Ivaldo Lemos Junior
Procurador de justiça do MPDFT
Vamos supor que se descubra que o candidato a uma poltrona do STF, indicado pelo Presidente da República e no aguardo de sabatina no Senado, tenha 20 ou 30 mil reais de dívida em multas de trânsito. Vamos imaginar também que você seja Senador e, nessa qualidade, avaliará se o postulante goza de “reputação ilibada”, que é uma das únicas exigências previstas na Constituição para o ocupante do cargo máximo do Judiciário pátrio. A pergunta é: você acha que esses 20 mil obsedam o requisito constitucional, muito, pouco ou nada?
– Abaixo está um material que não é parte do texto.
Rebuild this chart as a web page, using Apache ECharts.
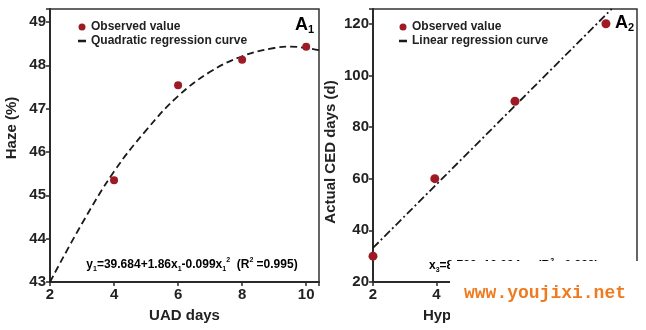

Particularmente, eu gostaria que as multas, uma por uma, fossem esclarecidas no detalhe, e que o candidato fosse instado a explicá-las. Houve uma variedade de infrações? As por excesso de velocidade, foi por pouquinha coisa ou bem acima do permitido? Quanto? Ele perdeu a carteira? Se sim, devolveu ou continuou guiando assim mesmo? Por quanto tempo? Por que não pagou? Ou pagou algumas multas e questionou outras? Colocou a culpa na mulher? Será que ele é tão genial e esse negócio de multa de carro é coisa mundana demais para o seu intelecto?
Todas essas indagações só podem ser respondidas dignamente à luz de um conhecimento circunstanciado, para se ter um quadro claro sobre o caráter e o comportamento do supremável. E também para se ficar tranquilo ou preocupado se ele terá condições morais de julgar demandas relacionadas às leis do trânsito, mesmo que dirigir mal não seja um defeito moral em si e, convenhamos, no STF, ele terá viatura e motorista à disposição e não precisará se preocupar com nada isso.
Dá para melhorar o cenário para o candidato (abaixando a conta para uns 500 ou 800 reais), ou piorar (uma lesão corporal mal explicada, uma malha fina, uma maconha na juventude). Assim como dá para refletir se Senadores são as pessoas mais autorizadas para decidir quem tem e quem não tem reputação ilibada.